(Ilustración: Giovanni Tazza)
(Ilustración: Giovanni Tazza)
Elder Cuevas-Calderón

¿Cuántas veces escuchó sobre el colapso de las arterias de la ciudad, sobre algún evento ocurrido en pleno corazón de un distrito, o sobre los pulmones de la capital? Aunque estas son frases inscritas en el habla cotidiana, nos dejan entrever cómo la urbe devino cuerpo a partir de los órganos que la componen. Sin embargo, las mismas ciudades han tenido problemas con el manejo de los cuerpos de las personas que las habitan. Ya sea en la arquitectura, en la planificación urbana o en la vida cotidiana, las metrópolis han preferido las obras antes que las personas; las conexiones antes que las relaciones; el flujo antes que la contemplación; y el embotamiento antes que la estimulación de los sentidos. En breve, el único cuerpo vivo dentro de una ciudad era el de la ciudad misma porque, dentro de ella, los cuerpos-humanos se habían convertido en máquinas de producción. Si bien lo expuesto, según Richard Sennett, ha sido parte del decurso de la historia de las ciudades, cabe preguntarse: ¿será esta pandemia la estocada final para eliminar a los cuerpos humanos de la ciudad?

En 1997, el sociólogo estadounidense escribió estas ideas en “Flesh and Stone” (Carne y piedra), en medio de un mundo en el que ya avizoraba la contraposición entre, por un lado, un cuerpo desnudo y expuesto (al que cataloga como el emblema de un pueblo seguro de sí, cómodo dentro de su ciudad) y, por el otro, el cuerpo individual (que, a pesar de su libertad de movimiento, carece de conciencia física sobre los otros cuerpos que lo rodean e, incluso, huye de ellos). Si bien Sennett contrapone la Atenas del 431 a. C. con la Nueva York de los 90, observa cómo los cuerpos han ido perdiendo contacto con su entorno. Ya sea mediante el uso del automóvil, de los audífonos o, más recientemente, de los asistentes de voz, las aplicaciones de citas por Internet y hasta el pago sin contacto de las tarjetas bancarias, estas prácticas retratan cómo los cuerpos han ido tomando aberración al contacto. En ese marco, ¿qué ciudad nos espera ahora que a la ya existente privación de sentidos ha venido a sumarse el uso de las mascarillas, viseras de protección, mamelucos, guantes y cuanto implemento utilizamos para no contagiarnos?
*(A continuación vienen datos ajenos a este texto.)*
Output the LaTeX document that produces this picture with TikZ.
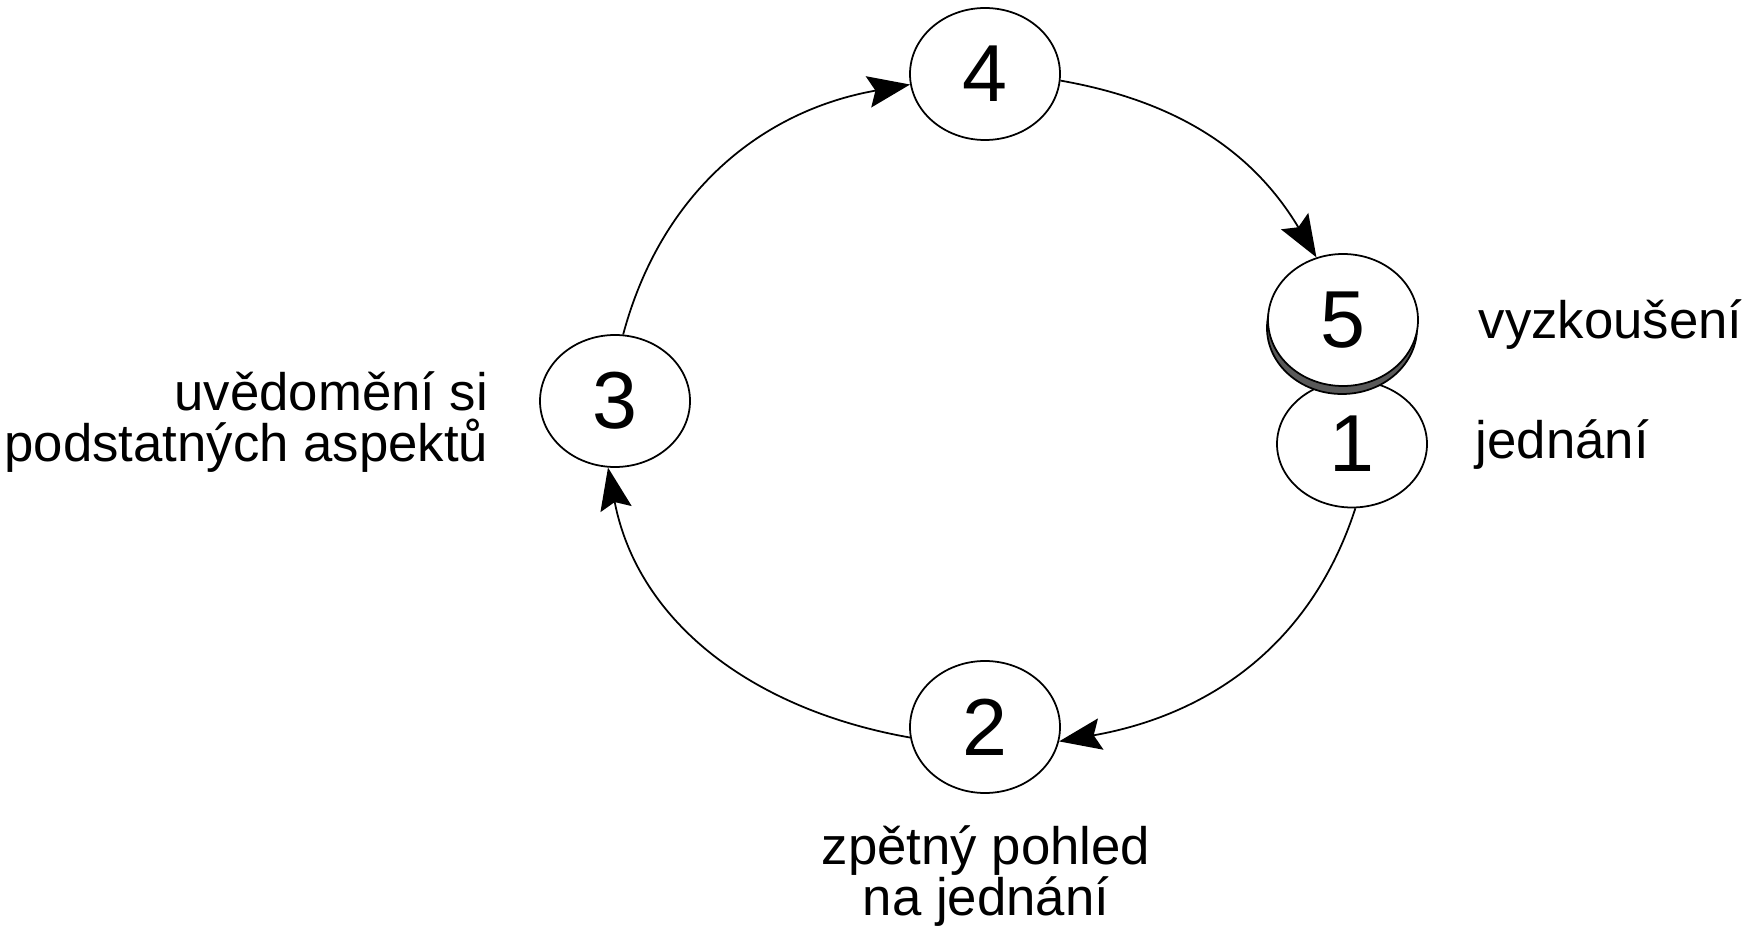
\documentclass[tikz,border=0pt]{standalone}
\usepackage{fontspec}
\setmainfont{Liberation Sans}
\usetikzlibrary{arrows.meta,shapes.geometric,shadows,positioning}

\begin{document}
\begin{tikzpicture}[>={Stealth[length=12pt,width=9pt,inset=2pt]},line width=0.5pt,
  stage/.style={ellipse,draw,fill=white,inner sep=0pt,minimum width=1.5cm,minimum height=1.32cm,font=\fontsize{23}{23}\selectfont},
  tag/.style={inner sep=0pt,font=\fontsize{15}{14.5}\selectfont}]

\useasboundingbox (0,0) rectangle (17.52,9.29);

\node[stage] 	  (n4) at (9.85,8.55)  	{4};
\node[stage] 	  (n3) at (6.15,5.28)  	{3};
\node[stage] 	  (n2) at (9.85,2.02)  	{2};
\node[stage,minimum height=1.27cm] 	  (n1) at (13.52,4.85)  	{1};
\node[stage,general shadow={shadow xshift=-0.01cm,shadow yshift=-0.08cm,fill=black!65,draw=black}] 	  (n5) at (13.43,6.09)  	{5};

\node[tag,anchor=base west] 	  (l5) at (14.78,5.90)  	{vyzkoušení};
\node[tag,anchor=base west] 	  (l1) at (14.75,4.70)  	{jednání};
\node[tag,anchor=east,align=right] 	  (l3) at (4.89,5.07)  	{uvědomění si\\podstatných aspektů};
\node[tag,align=center] 	  (l2) at (9.86,0.53)  	{zpětný pohled\\na jednání};

\path[->] (n3.83)  edge[out=75,in=190]	  	(n4.188)
(n4.355)  edge[out=350,in=121]	  	(n5.113)
(n1.273)  edge[out=252,in=10]	  	(n2.349)
(n2.188)  edge[out=170,in=281]	  	(n3.264);
\end{tikzpicture}
\end{document}
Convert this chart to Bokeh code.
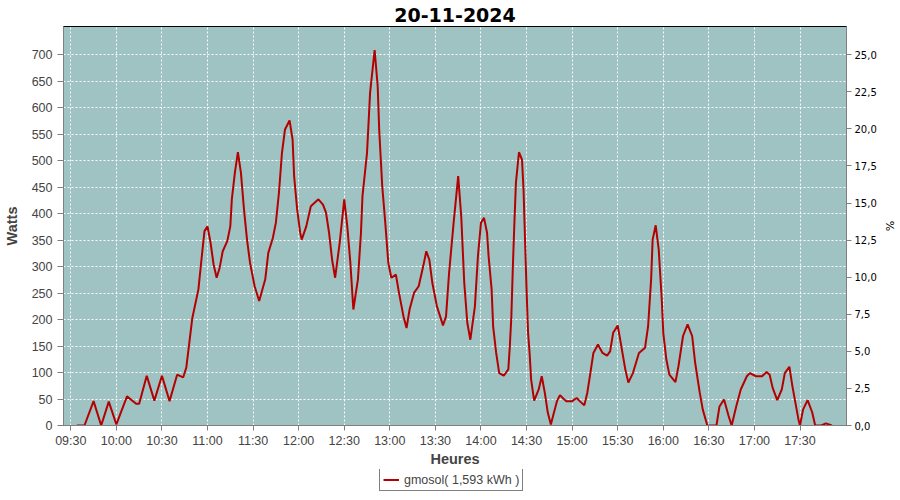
from bokeh.plotting import figure
from bokeh.layouts import column
from bokeh.models import (Range1d, LinearAxis, FixedTicker, CustomJSTickFormatter,
                          Legend, LegendItem)
from bokeh.embed import file_html
from bokeh.resources import INLINE

# ---- data ----
times = [
    "09:34", "09:39", "09:45", "09:50", "09:55",
    "10:00", "10:07", "10:13", "10:15", "10:20", "10:25", "10:30", "10:35", "10:40", "10:44",
    "10:46", "10:50", "10:54", "10:56", "10:58",
    "11:00", "11:02", "11:04", "11:06", "11:08", "11:10", "11:13", "11:15", "11:16", "11:18",
    "11:20", "11:22", "11:24", "11:26", "11:28", "11:31", "11:34", "11:38", "11:40", "11:43",
    "11:45", "11:47", "11:49", "11:51", "11:54", "11:56", "11:57", "11:59",
    "12:01", "12:02", "12:05", "12:08", "12:13", "12:16", "12:18", "12:20", "12:22", "12:24",
    "12:27", "12:30", "12:32", "12:34", "12:36", "12:39", "12:41", "12:42", "12:45", "12:47",
    "12:50", "12:52", "12:53", "12:55", "12:57", "12:59",
    "13:01", "13:04", "13:06", "13:09", "13:11", "13:13", "13:16", "13:19", "13:22", "13:24",
    "13:26", "13:28", "13:31", "13:35", "13:37", "13:39", "13:42", "13:45", "13:47", "13:49",
    "13:51", "13:53", "13:56", "13:58",
    "14:00", "14:02", "14:04", "14:05", "14:07", "14:08", "14:10", "14:12", "14:15", "14:18",
    "14:19", "14:20", "14:21", "14:22", "14:23", "14:25", "14:27", "14:28", "14:29", "14:30",
    "14:31", "14:32", "14:33", "14:35", "14:38", "14:40", "14:42", "14:44", "14:46", "14:48",
    "14:50", "14:52", "14:56",
    "15:00", "15:03", "15:05", "15:08", "15:10", "15:12", "15:14", "15:17", "15:20", "15:23",
    "15:25", "15:27", "15:30", "15:32", "15:35", "15:37", "15:40", "15:42", "15:44", "15:48",
    "15:50", "15:52", "15:53", "15:55", "15:57", "15:59",
    "16:00", "16:02", "16:04", "16:08", "16:10", "16:13", "16:16", "16:19", "16:21", "16:24",
    "16:26", "16:29", "16:35", "16:37", "16:40", "16:43", "16:45", "16:48", "16:51", "16:55",
    "16:57",
    "17:01", "17:05", "17:08", "17:10", "17:12", "17:15", "17:18", "17:20", "17:23", "17:25",
    "17:29", "17:30", "17:32", "17:35", "17:38", "17:40", "17:44", "17:47", "17:51",
]
watts = [
    0, 0, 46, 0, 45,
    2, 55, 41, 41, 94, 47, 94, 46, 96, 91,
    109, 203, 257, 313, 367,
    376, 345, 304, 279, 298, 329, 348, 376, 427, 477,
    516, 477, 408, 351, 307, 263, 235, 276, 326, 354,
    383, 439, 515, 559, 576, 540, 471, 408,
    364, 351, 376, 414, 427, 417, 402, 364, 313, 279,
    345, 427, 376, 308, 219, 276, 364, 433, 515, 628,
    709, 641, 559, 452, 383, 307,
    279, 285, 251, 206, 184, 219, 251, 263, 301, 329,
    313, 269, 225, 189, 206, 288, 383, 471, 395, 269,
    194, 162, 225, 320,
    383, 392, 364, 320, 257, 187, 137, 99, 94, 106,
    150, 206, 301, 383, 458, 516, 502, 446, 351, 257,
    175, 137, 87, 47, 68, 93, 62, 24, 2, 24,
    46, 57, 46,
    46, 52, 46, 38, 62, 99, 137, 153, 137, 132,
    140, 175, 189, 156, 106, 81, 99, 118, 137, 147,
    187, 276, 351, 378, 332, 238,
    175, 125, 96, 82, 112, 169, 191, 169, 118, 62,
    30, 0, 0, 36, 49, 18, 0, 36, 68, 93,
    99,
    93, 93, 101, 96, 71, 48, 68, 99, 111, 74,
    11, 0, 30, 48, 25, 0, 0, 4, 0,
]
assert len(times) == len(watts)

x_tick_labels = ["09:30", "10:00", "10:30", "11:00", "11:30", "12:00", "12:30", "13:00",
                 "13:30", "14:00", "14:30", "15:00", "15:30", "16:00", "16:30", "17:00", "17:30"]
watt_ticks = [0, 50, 100, 150, 200, 250, 300, 350, 400, 450, 500, 550, 600, 650, 700]
pct_ticks = [0, 2.5, 5, 7.5, 10, 12.5, 15, 17.5, 20, 22.5, 25]
series_label = "gmosol( 1,593 kWh )"
title_text = "20-11-2024"


def to_min(s):
    h, m = s.split(":")
    return int(h) * 60 + int(m)


xs = [to_min(t) for t in times]

Y_MAX = 753.4
PCT_PER_WATT = 25.0 / 700.0
LINE_COLOR = "#b40000"

# ---- main chart ----
p = figure(frame_width=783, frame_height=399, output_backend="svg", toolbar_location=None,
           title=title_text,
           x_range=Range1d(565.2, 1080.6), y_range=Range1d(0, Y_MAX),
           min_border=0,
           background_fill_color="#9ec3c2", border_fill_color="white",
           outline_line_color="black", outline_line_width=1)

p.title.align = "center"
p.title.text_font = "DejaVu Sans"
p.title.text_font_size = "19px"
p.title.text_font_style = "bold"
p.title.text_color = "black"

tick_font = "Liberation Sans"
gray = "#808080"
label_col = "#444444"

# x axis
xa = p.xaxis[0]
xa.ticker = FixedTicker(ticks=[to_min(t) for t in x_tick_labels])
xa.major_label_overrides = {to_min(t): t for t in x_tick_labels}
xa.axis_label = "Heures"

# left axis
ya = p.yaxis[0]
ya.ticker = FixedTicker(ticks=watt_ticks)
ya.axis_label = "Watts"

for ax in (xa, ya):
    ax.axis_line_color = gray
    ax.major_tick_line_color = gray
    ax.major_tick_in = 0
    ax.minor_tick_line_color = None
    ax.major_label_text_font = tick_font
    ax.major_label_text_font_size = "12.5px"
    ax.major_label_text_color = label_col
    ax.axis_label_text_font = "Liberation Sans"
    ax.axis_label_text_font_size = "14.5px"
    ax.axis_label_text_font_style = "bold"
    ax.axis_label_text_color = label_col

xa.major_tick_out = 5
xa.major_label_standoff = 3
xa.axis_label_standoff = 0
ya.major_tick_out = 6
ya.major_label_standoff = 5
ya.axis_label_standoff = 9

# right axis (%)
p.extra_y_ranges = {"pct": Range1d(0, Y_MAX * PCT_PER_WATT)}
ra = LinearAxis(y_range_name="pct", axis_label="%",
                ticker=FixedTicker(ticks=pct_ticks),
                formatter=CustomJSTickFormatter(code="return tick.toFixed(1).replace('.', ',');"))
ra.axis_line_color = gray
ra.major_tick_line_color = gray
ra.major_tick_in = 0
ra.major_tick_out = 5
ra.minor_tick_line_color = None
ra.major_label_text_font = "DejaVu Sans"
ra.major_label_text_font_size = "10px"
ra.major_label_text_color = "black"
ra.major_label_standoff = 3
ra.axis_label_text_font = "DejaVu Sans"
ra.axis_label_text_font_size = "11px"
ra.axis_label_text_font_style = "normal"
ra.axis_label_text_color = "black"
ra.axis_label_standoff = 3
p.add_layout(ra, "right")

# grid
p.grid.grid_line_color = "white"
p.grid.grid_line_dash = "2 2"
p.grid.grid_line_width = 1

p.line(xs, watts, line_color=LINE_COLOR, line_width=2)

# ---- legend strip under the chart ----
# the strip's x range lies away from the data so the series itself is not drawn here,
# only its legend sample
lf = figure(frame_width=884, frame_height=23, output_backend="svg", toolbar_location=None,
            x_range=Range1d(0, 100), y_range=Range1d(0, 23), min_border=0,
            x_axis_location=None, y_axis_location=None,
            background_fill_color="white", border_fill_color="white",
            outline_line_color=None)
lf.xgrid.visible = False
lf.ygrid.visible = False
lr = lf.line(xs, watts, line_color=LINE_COLOR, line_width=2)
leg = Legend(items=[LegendItem(label=series_label, renderers=[lr])],
             location=(379, 1), orientation="horizontal",
             border_line_color="black", border_line_width=1,
             background_fill_color="white", background_fill_alpha=1,
             label_text_font="Liberation Sans", label_text_font_size="12.5px",
             label_text_color=label_col, glyph_width=16, glyph_height=15,
             label_height=15, padding=3, margin=0, spacing=0, label_standoff=5)
lf.add_layout(leg, "center")

layout = column(p, lf, spacing=0)
open("out.html", "w").write(file_html(layout, INLINE))
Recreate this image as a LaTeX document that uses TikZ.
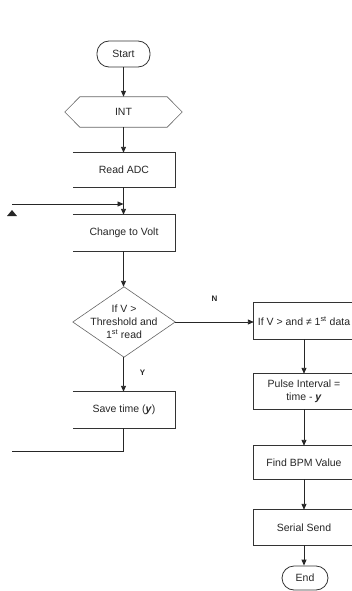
\documentclass[tikz,border=0pt]{standalone}
\usepackage{fontspec}
\setmainfont{Liberation Sans}
\usetikzlibrary{arrows.meta,calc}
\tikzset{
  txt/.style={font=\fontsize{10.5}{13}\selectfont, text=black!85, inner sep=0pt, align=center},
  openbox/.style={txt, minimum width=102pt, minimum height=35pt},
  rbox/.style={txt, minimum width=100pt, minimum height=35pt},
  term/.style={txt, draw=black!80, line width=0.8pt, rounded corners=12pt},
  flow/.style={draw=black!85, line width=0.9pt, -{Triangle[width=5pt,length=6pt]}},
  plain/.style={draw=black!85, line width=0.9pt},
  edge/.style={draw=black!80, line width=0.8pt},
  thin/.style={draw=black!60, line width=0.6pt},
  lab/.style={font=\fontsize{8}{9}\selectfont\bfseries, text=black!85, inner sep=0pt}
}
\begin{document}
\begin{tikzpicture}[x=1pt,y=-1pt]
\useasboundingbox (0,0) rectangle (352,591);
\clip (0,0) rectangle (352,591);
% left column
\node[term, minimum width=53pt, minimum height=26pt] (start) at (123.5,54) {Start};
\node[txt, minimum width=117pt, minimum height=30pt] (int) at (123.5,112) {INT};
\draw[thin] (int.west) -- ($(int.north west)+(15,0)$) -- ($(int.north east)+(-15,0)$) -- (int.east)
  -- ($(int.south east)+(-15,0)$) -- ($(int.south west)+(15,0)$) -- cycle;
\node[openbox, minimum height=34pt] (adc) at (124,170) {Read ADC};
\node[openbox, minimum height=36pt] (volt) at (124,233) {Change to Volt};
\node[txt, minimum width=102pt, minimum height=70pt] (dec) at (124,322)
  {If V >\\Threshold and\\1\textsuperscript{st} read};
\draw[thin] (dec.north) -- (dec.east) -- (dec.south) -- (dec.west) -- cycle;
\node[openbox, minimum height=36pt] (save) at (124,410) {Save time (\textbf{\textit{y}})};
\foreach \b in {adc,volt,save}{
  \draw[edge] (\b.north west) -- (\b.north east) -- (\b.south east) -- (\b.south west);
}
% right column (boxes run past the right edge of the picture)
\node[rbox, minimum height=36pt] (ifv) at (304,321) {If V > and ≠ 1\textsuperscript{st} data};
\node[rbox, minimum height=35pt] (pulse) at (304,391.5) {Pulse Interval =\\time - \textbf{\textit{y}}};
\node[rbox, minimum height=33pt] (bpm) at (304,462.5) {Find BPM Value};
\node[rbox, minimum height=35pt] (serial) at (304,527.5) {Serial Send};
\foreach \b in {ifv,pulse,bpm,serial}{
  \draw[edge] (\b.north west) rectangle ($(\b.south east)+(8,0)$);
}
\node[term, minimum width=46pt, minimum height=24pt] (end) at (305,578) {End};
% connectors
\coordinate (join) at (123.5,204);
\coordinate (loopstart) at (12,204);
\coordinate (bend) at (123.5,451);
\coordinate (loopend) at (12,451);
\draw[flow] (start.south -| join) -- (int.north -| join);
\draw[flow] (int.south -| join) -- (adc.north -| join);
\draw[flow] (adc.south -| join) -- (volt.north -| join);
\draw[flow] (loopstart) -- (join);
\draw[flow] (volt.south -| join) -- (dec.north -| join);
\draw[flow] (dec.south -| join) -- node[lab, pos=0.45, right=16pt] {Y} (save.north -| join);
\draw[plain] (save.south -| join) -- (bend) -- (loopend);
\draw[flow] (dec.east) -- node[lab, above=20pt, pos=0.5] {N} (ifv.west |- dec.east);
\draw[flow] (ifv.south) -- (pulse.north);
\draw[flow] (pulse.south) -- (bpm.north);
\draw[flow] (bpm.south) -- (serial.north);
\draw[flow] (serial.south) -- (serial.south |- end.north);
% stray arrowhead
\fill[black!85] (7,216) -- (17,216) -- (12,210) -- cycle;
\end{tikzpicture}
\end{document}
La crítica del sociólogo se enfoca, principalmente, en los embates de la modernidad. De la paradoja de vivir solos en medio la multitud, de cómo los cuerpos se han ido encaminando hacia la privación total de sus sentidos, de volvernos máquinas de producción económica. ¿Acaso la pandemia aceleró algo que estaba a la vuelta de la esquina?

A la tendencia de hacer de los cuerpos entidades pasivas, ahora se han añadido el encierro y la domesticación. Así, pareciera que el futuro apuntase a que nos volvamos robots de producción económica. De allí que, frente al debate sobre la salud y la economía, ambos hayan sido entendidos como dialécticos, y que –peligrosamente– resuene cada vez más el segundo sobre el primero. ¿Será que los cuerpos finalmente han sido sacados de la ecuación de la ciudad?

Si el mundo se siente más despoblado y vacío, ello tal vez se deba a que, finalmente, hemos llegado a la era de la privación total de nuestros sentidos. Lo complejo del asunto es que, con esto, la solidaridad, la empatía y la violencia insensibilizarán a los ciudadanos, pues cada vez les será más difícil sentir una experiencia sensorial. Sin duda, esto cambiará a las ciudades y a los cuerpos que habitan dentro de ella. El mundo se volverá más ancho y ajeno.

Si algo nos ha dejado en claro este tiempo, es que, para el sistema económico en el que vivimos, no hay ciudadanos, solo consumidores. Por eso, los cuerpos son tratados como máquinas para la producción. Ante este escenario, ¿es posible resistir?

Paradójicamente, sí: con un movimiento contra-intuitivo, con la activación sensorial de los cuerpos, de la conciencia de nuestro cuerpo frente al otro, de la convivencia, de la protección, no solo de nuestro cuerpo, sino también del otro. En síntesis, de crear lo común.